## Information shown
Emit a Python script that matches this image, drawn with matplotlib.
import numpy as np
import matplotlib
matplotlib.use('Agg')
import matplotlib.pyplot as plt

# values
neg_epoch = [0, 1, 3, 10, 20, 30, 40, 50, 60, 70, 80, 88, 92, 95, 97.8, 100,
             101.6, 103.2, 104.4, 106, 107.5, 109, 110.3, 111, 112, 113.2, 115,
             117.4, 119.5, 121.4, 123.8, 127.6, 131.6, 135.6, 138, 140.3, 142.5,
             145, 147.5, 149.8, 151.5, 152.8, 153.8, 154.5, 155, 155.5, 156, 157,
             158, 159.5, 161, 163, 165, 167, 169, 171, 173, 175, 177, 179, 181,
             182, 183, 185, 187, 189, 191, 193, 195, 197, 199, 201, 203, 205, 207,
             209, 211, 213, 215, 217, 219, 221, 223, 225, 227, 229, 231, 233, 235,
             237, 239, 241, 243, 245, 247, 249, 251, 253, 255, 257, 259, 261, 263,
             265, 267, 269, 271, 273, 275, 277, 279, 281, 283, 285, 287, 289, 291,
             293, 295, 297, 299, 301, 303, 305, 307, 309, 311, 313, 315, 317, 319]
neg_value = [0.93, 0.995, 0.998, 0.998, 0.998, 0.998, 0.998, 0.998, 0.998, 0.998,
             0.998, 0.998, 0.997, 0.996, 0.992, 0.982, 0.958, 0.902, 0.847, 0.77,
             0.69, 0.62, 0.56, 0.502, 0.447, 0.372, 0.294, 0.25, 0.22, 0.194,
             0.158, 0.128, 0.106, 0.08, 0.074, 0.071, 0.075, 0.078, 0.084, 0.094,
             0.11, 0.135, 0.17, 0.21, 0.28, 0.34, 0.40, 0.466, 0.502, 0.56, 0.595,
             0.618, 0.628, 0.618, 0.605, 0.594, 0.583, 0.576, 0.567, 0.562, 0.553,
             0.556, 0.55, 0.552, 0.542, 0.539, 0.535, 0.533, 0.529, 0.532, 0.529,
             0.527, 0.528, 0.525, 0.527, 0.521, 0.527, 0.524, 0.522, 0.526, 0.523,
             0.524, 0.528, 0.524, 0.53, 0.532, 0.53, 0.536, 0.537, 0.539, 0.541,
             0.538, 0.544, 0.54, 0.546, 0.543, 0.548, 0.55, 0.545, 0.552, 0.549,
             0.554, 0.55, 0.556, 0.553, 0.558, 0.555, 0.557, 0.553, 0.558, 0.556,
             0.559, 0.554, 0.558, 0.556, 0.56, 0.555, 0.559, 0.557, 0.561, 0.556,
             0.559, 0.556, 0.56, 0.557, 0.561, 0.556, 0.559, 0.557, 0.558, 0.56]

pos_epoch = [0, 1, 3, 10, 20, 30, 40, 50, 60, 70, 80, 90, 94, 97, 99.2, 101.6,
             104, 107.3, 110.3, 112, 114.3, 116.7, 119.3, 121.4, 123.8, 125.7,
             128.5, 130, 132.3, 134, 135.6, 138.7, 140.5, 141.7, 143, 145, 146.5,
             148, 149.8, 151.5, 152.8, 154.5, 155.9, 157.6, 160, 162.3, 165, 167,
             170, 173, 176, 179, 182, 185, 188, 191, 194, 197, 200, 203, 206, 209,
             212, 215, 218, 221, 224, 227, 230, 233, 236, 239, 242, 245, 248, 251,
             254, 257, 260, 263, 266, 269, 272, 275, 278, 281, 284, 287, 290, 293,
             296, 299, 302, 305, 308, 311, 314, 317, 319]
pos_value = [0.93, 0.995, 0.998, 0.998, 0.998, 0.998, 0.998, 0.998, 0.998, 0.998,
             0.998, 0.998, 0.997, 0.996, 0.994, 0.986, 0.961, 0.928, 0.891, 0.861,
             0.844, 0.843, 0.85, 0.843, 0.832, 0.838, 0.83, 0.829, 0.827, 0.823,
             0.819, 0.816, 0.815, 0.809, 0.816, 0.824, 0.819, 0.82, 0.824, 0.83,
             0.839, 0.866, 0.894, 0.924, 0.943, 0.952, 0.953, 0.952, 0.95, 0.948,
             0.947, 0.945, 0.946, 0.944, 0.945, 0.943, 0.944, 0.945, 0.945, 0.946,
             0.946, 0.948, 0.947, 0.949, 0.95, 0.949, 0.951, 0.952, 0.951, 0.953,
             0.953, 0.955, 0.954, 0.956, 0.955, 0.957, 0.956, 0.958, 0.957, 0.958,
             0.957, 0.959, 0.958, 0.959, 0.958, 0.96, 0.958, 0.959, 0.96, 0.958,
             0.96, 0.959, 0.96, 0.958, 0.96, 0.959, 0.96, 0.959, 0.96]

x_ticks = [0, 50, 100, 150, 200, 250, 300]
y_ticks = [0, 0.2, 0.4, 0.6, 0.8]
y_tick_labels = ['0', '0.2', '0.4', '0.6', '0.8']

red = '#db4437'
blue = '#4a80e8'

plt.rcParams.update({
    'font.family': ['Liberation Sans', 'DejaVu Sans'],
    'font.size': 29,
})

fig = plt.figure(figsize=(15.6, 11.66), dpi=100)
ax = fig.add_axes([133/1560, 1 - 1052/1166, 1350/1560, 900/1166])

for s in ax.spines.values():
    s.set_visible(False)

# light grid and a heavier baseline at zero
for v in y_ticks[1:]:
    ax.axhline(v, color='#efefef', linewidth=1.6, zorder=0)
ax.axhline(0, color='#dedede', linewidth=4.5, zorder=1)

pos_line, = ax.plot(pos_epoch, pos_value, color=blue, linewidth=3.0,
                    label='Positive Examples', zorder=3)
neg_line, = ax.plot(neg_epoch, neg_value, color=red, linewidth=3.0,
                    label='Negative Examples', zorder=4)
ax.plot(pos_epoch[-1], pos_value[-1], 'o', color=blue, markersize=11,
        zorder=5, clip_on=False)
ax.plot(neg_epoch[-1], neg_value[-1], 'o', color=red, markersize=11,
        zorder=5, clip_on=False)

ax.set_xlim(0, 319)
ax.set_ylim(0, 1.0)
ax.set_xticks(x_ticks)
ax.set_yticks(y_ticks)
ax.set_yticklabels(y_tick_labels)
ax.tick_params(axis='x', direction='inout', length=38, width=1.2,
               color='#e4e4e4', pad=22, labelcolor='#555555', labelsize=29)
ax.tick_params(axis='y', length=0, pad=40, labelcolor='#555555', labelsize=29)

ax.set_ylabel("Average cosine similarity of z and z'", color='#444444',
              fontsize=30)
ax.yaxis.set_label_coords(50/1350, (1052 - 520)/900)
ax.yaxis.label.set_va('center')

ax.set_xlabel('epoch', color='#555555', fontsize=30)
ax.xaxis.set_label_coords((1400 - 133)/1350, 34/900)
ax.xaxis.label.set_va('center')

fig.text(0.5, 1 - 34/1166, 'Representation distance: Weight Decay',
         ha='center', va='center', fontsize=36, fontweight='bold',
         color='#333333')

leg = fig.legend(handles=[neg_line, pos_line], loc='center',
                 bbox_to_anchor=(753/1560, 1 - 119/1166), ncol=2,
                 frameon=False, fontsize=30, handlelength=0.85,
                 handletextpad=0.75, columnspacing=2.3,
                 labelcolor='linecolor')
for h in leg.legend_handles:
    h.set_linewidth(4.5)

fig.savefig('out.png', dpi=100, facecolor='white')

## Aim of the task
Copy each line holding the word "matplotlib" from the listing above.

## Answer
Emit a Python script that matches this image, drawn with matplotlib.
import matplotlib
matplotlib.use('Agg')
import matplotlib.pyplot as plt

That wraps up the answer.